- Directed by: Nagesh Bhosle
- Produced by: Nagesh Bhosle; Leena Deshmukh;
- Starring: Nagesh Bhosle; Sangram Salvi; Samidha Guru; Amruta Sant; Makrand Deshpande;
- Cinematography: Amarendra Bhosle
- Edited by: Sunil Jadhav
- Music by: Anand Lukand
- Production company: Ajna Motion Picture
- Release date: 24 July 2015;
- Country: India
- Language: Marathi

= Panhala (film) =

2015 Marathi-language film

Panhala is an Indian Marathi language film directed by Nagesh Bhosle and produced by Nagesh Bhosle and Leena Deshmukh. The film stars Nagesh Bhosle, Sangram Salvi, Samidha Guru, Amruta Sant and Makrand Deshpande.
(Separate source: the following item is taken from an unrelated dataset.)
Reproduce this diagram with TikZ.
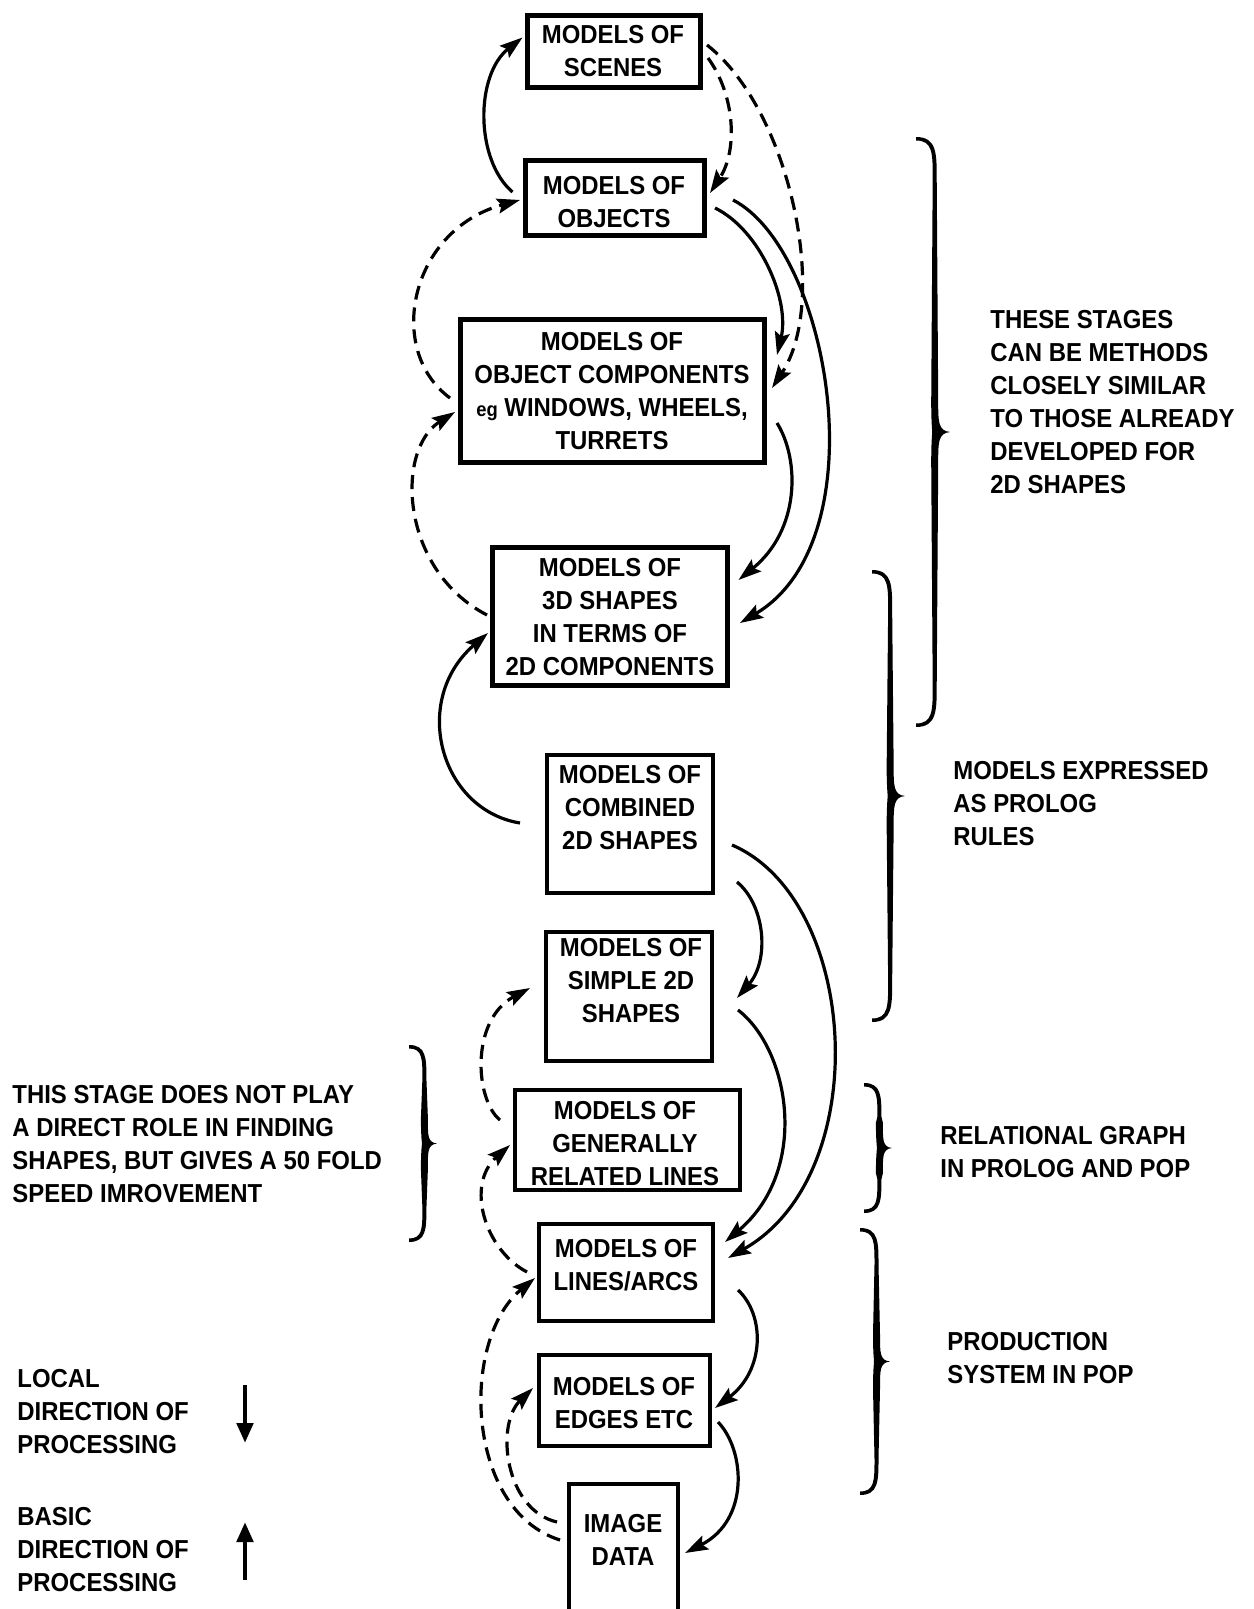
\documentclass[tikz,border=0pt]{standalone}
\usepackage{fontspec}
\setmainfont{Liberation Sans}[FakeStretch=0.92]
\usetikzlibrary{arrows.meta,calc}
\newcommand\hbrace[4]{%
  \pgfmathsetmacro\hbM{(#2+#3)/2}%
  \pgfmathsetmacro\hbS{#1+0.55*#4}%
  \pgfmathsetmacro\hbT{#1+#4}%
  \pgfmathsetmacro\hbR{1.2*#4}%
  \pgfmathsetmacro\hbQ{0.9*#4}%
  \fill (#1,#2) .. controls (\hbS+2,#2) and (\hbS+2,#2+0.4*\hbR) .. (\hbS+2,#2+\hbR)
    -- (\hbS+3.5,\hbM-\hbQ) .. controls (\hbS+3.5,\hbM-0.35*\hbQ) and (\hbT-0.35*#4,\hbM-1) .. (\hbT,\hbM)
    .. controls (\hbT-0.35*#4,\hbM+1) and (\hbS+3.5,\hbM+0.35*\hbQ) .. (\hbS+3.5,\hbM+\hbQ)
    -- (\hbS+2,#3-\hbR) .. controls (\hbS+2,#3-0.4*\hbR) and (\hbS+2,#3) .. (#1,#3)
    -- (#1,#3-3.5) .. controls (\hbS-2,#3-3.5) and (\hbS-2,#3-0.4*\hbR) .. (\hbS-2,#3-\hbR)
    -- (\hbS-3.5,\hbM+\hbQ) .. controls (\hbS-3.5,\hbM+0.3*\hbQ) and (\hbS-2.5,\hbM+2) .. (\hbS-2.5,\hbM)
    .. controls (\hbS-2.5,\hbM-2) and (\hbS-3.5,\hbM-0.3*\hbQ) .. (\hbS-3.5,\hbM-\hbQ)
    -- (\hbS-2,#2+\hbR) .. controls (\hbS-2,#2+0.4*\hbR) and (\hbS-2,#2+3.5) .. (#1,#2+3.5) -- cycle;}
\tikzset{
  box/.style={draw, line width=2.1pt, inner sep=0pt, outer sep=0pt},
  topbox/.style={box, line width=2.5pt},
  lbl/.style={font=\bfseries\fontsize{13}{16.5}\selectfont, align=center, inner sep=0pt},
  side/.style={lbl, align=left, anchor=west},
  sarrow/.style={line width=1.6pt, -{Stealth[length=11.5pt,width=7.5pt,inset=2pt]}},
  darrow/.style={sarrow, dash pattern=on 7pt off 4pt},
  legarrow/.style={line width=2.4pt, -{Triangle[length=10pt,width=8pt]}}
}
\begin{document}
\begin{tikzpicture}[x=0.5pt,y=-0.5pt]
\useasboundingbox (0,0) rectangle (1253,1609);
% boxes
\node[topbox, minimum width=86.5pt, minimum height=36pt] (scn) at (614,51.5) {};
\node[topbox, minimum width=89.5pt, minimum height=37.5pt] (obj) at (615,198) {};
\node[topbox, minimum width=152pt, minimum height=71.5pt] (oc) at (612.5,391) {};
\node[topbox, minimum width=117.5pt, minimum height=69pt] (tds) at (610,616.5) {};
\node[box, minimum width=83pt, minimum height=69pt] (comb) at (630,824) {};
\node[box, minimum width=83pt, minimum height=64.5pt] (simp) at (629,996.5) {};
\node[box, minimum width=112.5pt, minimum height=50pt] (gen) at (627.5,1140) {};
\node[box, minimum width=87pt, minimum height=48.5pt] (lin) at (626,1272.5) {};
\node[box, minimum width=85.5pt, minimum height=45.5pt] (edg) at (624.5,1400.5) {};
\node[box, minimum width=54.5pt, minimum height=75pt] (img) at (623.5,1559) {};
% box texts
\node[lbl] (scn-t) at (613,51.5) {MODELS OF\\SCENES};
\node[lbl] (obj-t) at (614,202) {MODELS OF\\OBJECTS};
\node[lbl] (oc-t) at (612,391) {MODELS OF\\OBJECT COMPONENTS\\{\fontsize{10}{16.5}\selectfont eg} WINDOWS, WHEELS,\\TURRETS};
\node[lbl] (tds-t) at (610,617) {MODELS OF\\3D SHAPES\\IN TERMS OF\\2D COMPONENTS};
\node[lbl] (comb-t) at (630,808) {MODELS OF\\COMBINED\\2D SHAPES};
\node[lbl] (simp-t) at (631,981) {MODELS OF\\SIMPLE 2D\\SHAPES};
\node[lbl] (gen-t) at (625,1144) {MODELS OF\\GENERALLY\\RELATED LINES};
\node[lbl] (lin-t) at (626,1265.5) {MODELS OF\\LINES/ARCS};
\node[lbl] (edg-t) at (624,1403) {MODELS OF\\EDGES ETC};
\node[lbl] (img-t) at (623,1539.5) {IMAGE\\DATA};
% side texts
\node[side] (s1) at (990,402.5) {THESE STAGES\\CAN BE METHODS\\CLOSELY SIMILAR\\TO THOSE ALREADY\\DEVELOPED FOR\\2D SHAPES};
\node[side] (s2) at (953,804) {MODELS EXPRESSED\\AS PROLOG\\RULES};
\node[side] (s3) at (940,1152.5) {RELATIONAL GRAPH\\IN PROLOG AND POP};
\node[side] (s4) at (947,1358.5) {PRODUCTION\\SYSTEM IN POP};
\node[side] (s5) at (12,1144) {THIS STAGE DOES NOT PLAY\\A DIRECT ROLE IN FINDING\\SHAPES, BUT GIVES A 50 FOLD\\SPEED IMROVEMENT};
\node[side] (s6) at (17,1412) {LOCAL\\DIRECTION OF\\PROCESSING};
\node[side] (s7) at (17,1550) {BASIC\\DIRECTION OF\\PROCESSING};
% braces
\hbrace{916}{137}{727}{34}
\hbrace{872}{570}{1022}{33}
\hbrace{864}{1083}{1213}{28}
\hbrace{860}{1228}{1495}{30}
\hbrace{409}{1045}{1242}{28}
% legend arrows
\coordinate (la1) at (245,1385);
\coordinate (la2) at (245,1443);
\coordinate (lb1) at (245,1580);
\coordinate (lb2) at (245,1522);
\draw[legarrow] (la1) -- (la2);
\draw[legarrow] (lb1) -- (lb2);
% connectors
\draw[sarrow] ($(obj.west)+(-13,-6)$) .. controls (475,160) and (475,75) .. ($(scn.west)+(-5,-14)$);
\draw[darrow] ($(scn.east)+(7.5,6.5)$) .. controls (735,95) and (738,150) .. ($(obj.east)+(5.5,-5)$);
\draw[darrow] ($(scn.east)+(6.5,-6.5)$) .. controls (790,110) and (830,300) .. ($(oc.east)+(7.5,-3)$);
\draw[sarrow] ($(obj.east)+(10.5,10)$) .. controls (760,230) and (790,300) .. ($(oc.east)+(12.5,-36)$);
\draw[sarrow] ($(obj.east)+(28.5,2)$) .. controls (830,250) and (880,540) .. ($(tds.east)+(12.5,6.5)$);
\draw[darrow] ($(oc.west)+(-10.5,7)$) .. controls (385,350) and (410,230) .. ($(obj.west)+(-5.5,2)$);
\draw[darrow] ($(tds.west)+(-5.5,-1.5)$) .. controls (400,570) and (395,450) .. ($(oc.west)+(-5.5,21)$);
\draw[sarrow] ($(oc.east)+(12.5,32)$) .. controls (800,460) and (800,530) .. ($(tds.east)+(11,-36.5)$);
\draw[sarrow] ($(comb.west)+(-27,-1)$) .. controls (440,810) and (410,700) .. ($(tds.west)+(-4.5,16.5)$);
\draw[sarrow] ($(comb.east)+(24,58)$) .. controls (765,905) and (770,960) .. ($(simp.east)+(25,1.5)$);
\draw[sarrow] ($(comb.east)+(19,21)$) .. controls (860,900) and (875,1175) .. ($(lin.east)+(15,-14.5)$);
\draw[sarrow] ($(simp.east)+(26,13.5)$) .. controls (790,1050) and (810,1170) .. ($(lin.east)+(12,-30.5)$);
\draw[darrow] ($(gen.west)+(-15,-20)$) .. controls (475,1100) and (470,1020) .. ($(simp.west)+(-16,-8.5)$);
\draw[darrow] ($(lin.west)+(-12,-0.5)$) .. controls (485,1250) and (465,1185) .. ($(gen.west)+(-5,5)$);
\draw[darrow] ($(img.north west)+(-9,56)$) .. controls (465,1510) and (460,1340) .. ($(lin.west)+(-4,5.5)$);
\draw[darrow] ($(img.north west)+(-12,38)$) .. controls (505,1510) and (495,1425) .. ($(edg.west)+(-6,-12.5)$);
\draw[sarrow] ($(lin.east)+(25,17.5)$) .. controls (765,1315) and (765,1370) .. ($(edg.east)+(5,7.5)$);
\draw[sarrow] ($(edg.east)+(8,21.5)$) .. controls (745,1450) and (750,1520) .. ($(img.north east)+(7,69)$);
\end{tikzpicture}
\end{document}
It was released on 24 July 2015.

== Synopsis ==
The lives of two married couples, who come to Panhala, change after an unfortunate accident occurs where history repeats itself.

== Cast ==
- Nagesh Bhosle as Balkrishna
- Sangram Salvi as swastik
- Samidha Guru as Sneha
- Amruta Sant as Madhavi
- Makrand Deshpande as Ajay

== Soundtrack==

Track listing
| No. | Title | Singer(s) | Length |
|---|---|---|---|
| 1. | "Is There" | Rohit Das, Nagesh Bhosle. | 4:13 |
| Total length: |  |  | 4:13 |

==Critical response==
Panhala film received negative reviews from critics. Mihir Bhanage of The Times of India gave the film 2 stars out of 5 and wrote "The landscapes of Panhala have been captured well but that apart, the film disappoints". Ganesh Matkari of Pune Mirror wrote " While it would work in a play where the action is restricted by the stage space, in the open universe of cinema it feels odd. It’s a minor obstacle when you look at the entire film, but considering how our audience craves for a neat and clean resolution it may just be a step in the wrong direction". Jaydeep Pathak of Maharashtra Times wrote "Even though 'Panhala' is somewhat right in content, it fails in presentation. The lack of a strong screenplay linking the context of contemporary reality with the history of Panhala is clearly visible here".